Campaigners were also disappointed to see a lack of progress on fossil fuels. Last year’s CoP28 deal called on all countries to contribute to “transitioning away from fossil fuels” under the global stocktake. Building on this pledge proved impossible with the Arab group, led by Saudi Arabia, pushing back on any mention of fossil fuel phase-out during the discussions on mitigation.
Corscadden said: “Fossil fuel-producing countries continue to promote their own interests, jeopardising both the CoP negotiations and the fate of humanity. Continued fossil fuel extraction and consumption is not compatible with limiting warming to 1.5 degrees.”
CoP29 president Mukhtar Babayev announced Azerbaijan did not intend to produce a cover text summarising the key decisions from the conference, perhaps signalling a lack of ambition in this area from the outset. Ultimately, the conference ended without meaningful progress on fossil fuels and the text will need to be taken up by parties once again at CoP30 in Brazil, scheduled for November next year.
Cop29 discussions around Article 6 of the Paris Agreement were also disappointing. Billed as a means of facilitating voluntary cooperation between developed and developing countries, Article 6 is intended to establish the rules for carbon trading under the Paris Agreement. But we’ve been here before — the predecessor to Article 6 was the Clean Development Mechanism, a carbon offset scheme set up under the Kyoto Protocol which all but collapsed in the early 2010s after years of being rocked by scandals and profiteering.
The countries and companies pushing for Article 6 have promised that lessons would be learnt from the failure of the CDM, but attempts to enhance transparency and accountability barely progressed in Baku. On top of this, efforts to make sure low-quality CDM credits could not make their way into the Article 6 markets were flatly rejected.
Despite significant evidence that many of these legacy CDM credits are supported by only the flimsiest of environmental claims, their trade will be permitted under Article 6 without any reassessment of their environmental value.
EIA Climate Campaigner Tom Nickson said: “When used for offsetting, carbon credits are little more than permissions to pollute. The science tells us clearly that long-lived emissions from burning fossil fuels cannot be ‘offset’ by planting a tree or trading emissions that were avoided elsewhere.

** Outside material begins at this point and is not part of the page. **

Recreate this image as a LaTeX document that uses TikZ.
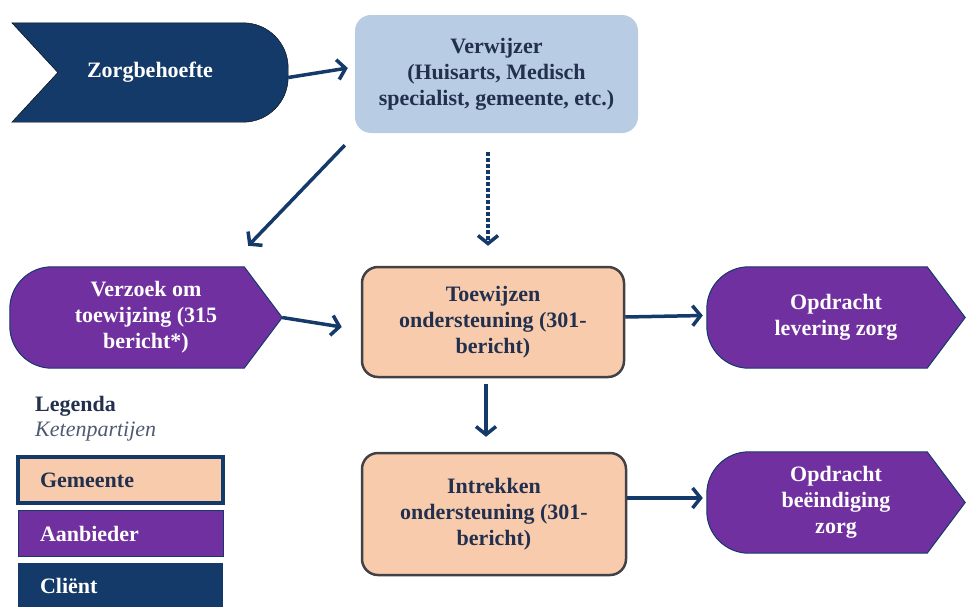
\documentclass[tikz,border=0pt]{standalone}
\usepackage{fontspec}
\setmainfont{Liberation Serif}
\usepackage{tikz}
\usetikzlibrary{arrows.meta, backgrounds}

\definecolor{clientblauw}{RGB}{20,58,106}
\definecolor{aanbiederpaars}{RGB}{112,48,160}
\definecolor{gemeenteoranje}{RGB}{248,203,173}
\definecolor{verwijzerblauw}{RGB}{184,204,228}
\definecolor{randgrijs}{RGB}{66,66,70}
\definecolor{tekstblauw}{RGB}{34,48,78}

\begin{document}
\begin{tikzpicture}[x=1pt, y=-1pt,
    basis/.style={inner sep=0pt, align=center, font=\fontsize{22}{26}\selectfont\bfseries},
    gemeente/.style={basis, draw=randgrijs, line width=2.5pt, fill=gemeenteoranje, rounded corners=16pt, text=tekstblauw},
    verwijzer/.style={basis, fill=verwijzerblauw, rounded corners=16pt, text=tekstblauw},
    aanbieder/.style={basis, text=white},
    client/.style={basis, text=white},
    aanbiedervorm/.style={fill=aanbiederpaars, draw=clientblauw, line width=1pt},
    clientvorm/.style={fill=clientblauw},
    legendavak/.style={basis, align=left, minimum height=46pt, text width=161pt, inner xsep=22pt},
    pijl/.style={draw=clientblauw, line width=3.5pt, -{Straight Barb[length=8pt,width=20pt]}}]
    \def\punt{38pt}
    \useasboundingbox (0,0) rectangle (966,606);
    \node[client, minimum width=276pt, minimum height=99pt] (zorg) at (150,72.5) {Zorgbehoefte};
    \node[verwijzer, minimum width=283pt, minimum height=118pt] (verwijzer) at (496.5,74) {Verwijzer\\(Huisarts, Medisch\\specialist, gemeente, etc.)};
    \node[aanbieder, minimum width=272pt, minimum height=101pt] (verzoek) at (146,317.5) {Verzoek om\\toewijzing (315\\bericht*)};
    \node[gemeente, minimum width=262pt, minimum height=110pt] (toewijzen) at (493,322) {Toewijzen\\ondersteuning (301-\\bericht)};
    \node[aanbieder, minimum width=258pt, minimum height=101pt] (levering) at (836,317.5) {Opdracht\\levering zorg};
    \node[gemeente, minimum width=264pt, minimum height=122pt] (intrekken) at (494,514) {Intrekken\\ondersteuning (301-\\bericht)};
    \node[aanbieder, minimum width=258pt, minimum height=101pt] (beeindiging) at (836,502.5) {Opdracht\\beëindiging\\zorg};
    \begin{scope}[on background layer]
    \draw[clientvorm] ([xshift=46pt]zorg.west) -- (zorg.north west) [rounded corners=45pt] -- (zorg.north east) -- (zorg.south east) [sharp corners] -- (zorg.south west) -- cycle;
    \foreach \n in {verzoek, levering, beeindiging}
    {
    \draw[aanbiedervorm] (\n.east) -- ([xshift=-\punt]\n.north east) [rounded corners=42pt] -- (\n.north west) -- (\n.south west) [sharp corners] -- ([xshift=-\punt]\n.south east) -- cycle;
    }
    \end{scope}
    \node[basis, anchor=west, text=tekstblauw] (legenda) at (35,406) {Legenda};
    \node[basis, anchor=west, font=\fontsize{22}{26}\selectfont\itshape, text=tekstblauw!80] (ketenpartijen) at (35,432) {Ketenpartijen};
    \node[legendavak, draw=clientblauw, line width=3.5pt, fill=gemeenteoranje, text=tekstblauw] (lgemeente) at (120.5,480) {Gemeente};
    \node[legendavak, draw=clientblauw, line width=1pt, fill=aanbiederpaars, text=white] (laanbieder) at (120.5,533.5) {Aanbieder};
    \node[legendavak, fill=clientblauw, text=white] (lclient) at (120.5,586) {Cliënt};
    \draw[pijl] ([yshift=-5pt]zorg.east) -- ([xshift=-7pt,yshift=6pt]verwijzer.west);
    \draw[pijl] ([xshift=-10pt,yshift=-12pt]verwijzer.south west) -- ([xshift=-34pt,yshift=21pt]verzoek.north east);
    \draw[pijl, dash pattern=on 3.5pt off 2.5pt] ([xshift=-8.5pt,yshift=-19pt]verwijzer.south) -- ([xshift=-5pt,yshift=20pt]toewijzen.north);
    \draw[pijl] (verzoek.east) -- ([xshift=-19pt,yshift=-5pt]toewijzen.west);
    \draw[pijl] ([yshift=5pt]toewijzen.east) -- ([xshift=-4pt,yshift=2pt]levering.west);
    \draw[pijl] ([xshift=-7pt,yshift=-6pt]toewijzen.south) -- ([xshift=-8pt,yshift=15pt]intrekken.north);
    \draw[pijl] ([yshift=16pt]intrekken.east) -- ([xshift=-4pt,yshift=4.5pt]beeindiging.west);
\end{tikzpicture}
\end{document}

“We have seen time and again that carbon trading’s only consistent success is in delivering profits to project developers. The failure to agree on meaningful rules around transparency and accountability in these new Article 6 markets guarantee that the system will remain complex, opaque and entirely reliant on outside actors to spot its weaknesses and failings. That might be good news for profits, but it’s bad news for the planet.”

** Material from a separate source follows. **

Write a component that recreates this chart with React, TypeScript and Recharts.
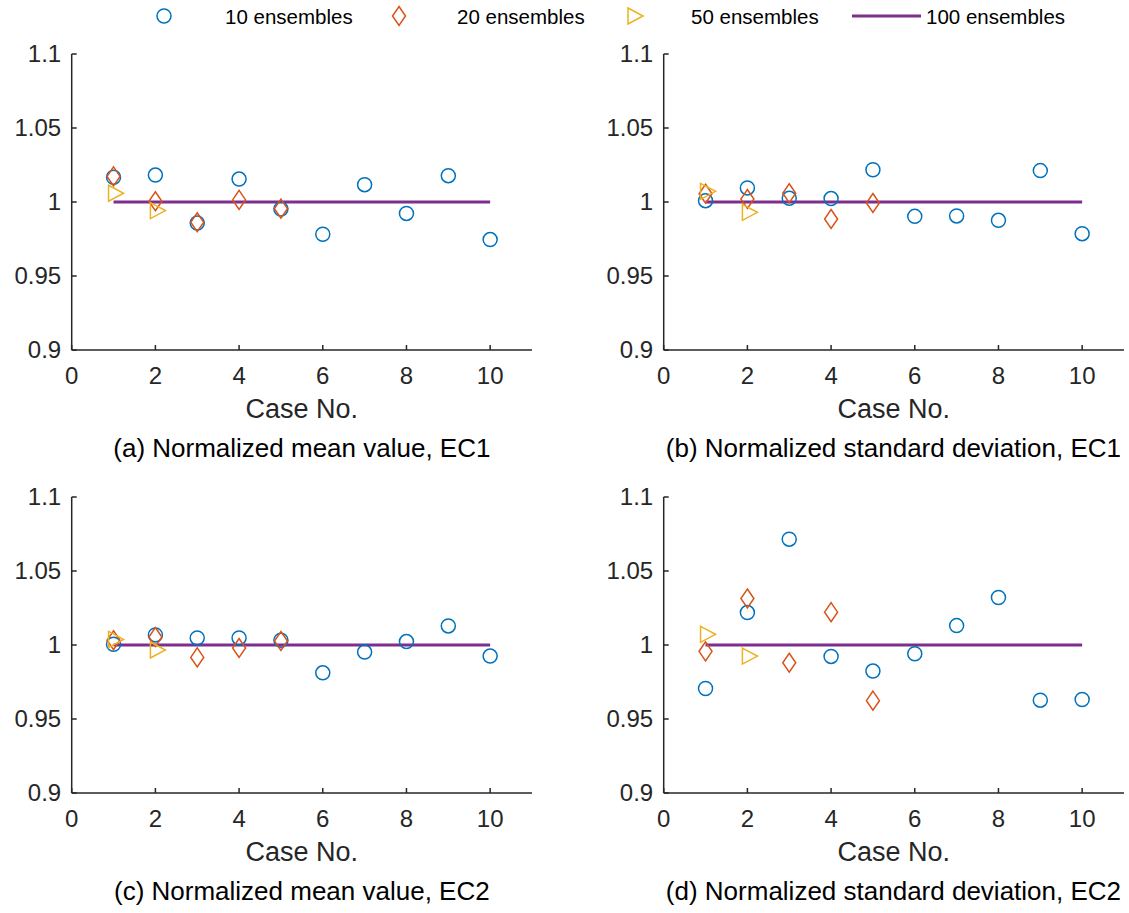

There is, however, some cause for optimism. The launch of the Global Nitrous Oxide Assessment should catalyse action on N₂O emissions. Although the US may no longer be considered an ally in the fight against climate change, the UK has shown renewed leadership, committing to an 81 per cent GHG reduction target by 2035.
In the methane space, the European Commission launched its Methane Abatement Partnership Roadmap to accelerate action on methane emissions from the oil and gas sector.
Corscadden added: “When it comes to methane mitigation, we need all hands on deck. These partnerships have the potential to catalyse action in countries currently lacking methane regulations by providing the necessary incentives to act swiftly.”
Nearly $500 million in new grant funding for methane abatement was announced at the annual Global Methane Pledge (GMP) Ministerial, bringing total GMP grant funding to more than $2 billion.
Corscadden said: ”We’ve seen a real willingness from developing countries to take action on methane. Now they need support. The current funding landscape is fragmented and unpredictable. A centralised methane fund would provide GMP signatories with long-term stable financing, allowing them to strengthen their institutions and invest in methane mitigation.”
You can learn more about this issue in the recent EIA briefing Accelerating methane action: the case for a dedicated fund.
Developed countries are still failing to take full responsibility for their contribution to climate change, while the CoP process needs to be completely reformed to prevent authoritarian petrostates from derailing the talks and stopping progress towards a phase-out of fossil fuels before it is too late.
As we look towards CoP30 in Belém, strong leadership from Brazil will be critical to speed up progress.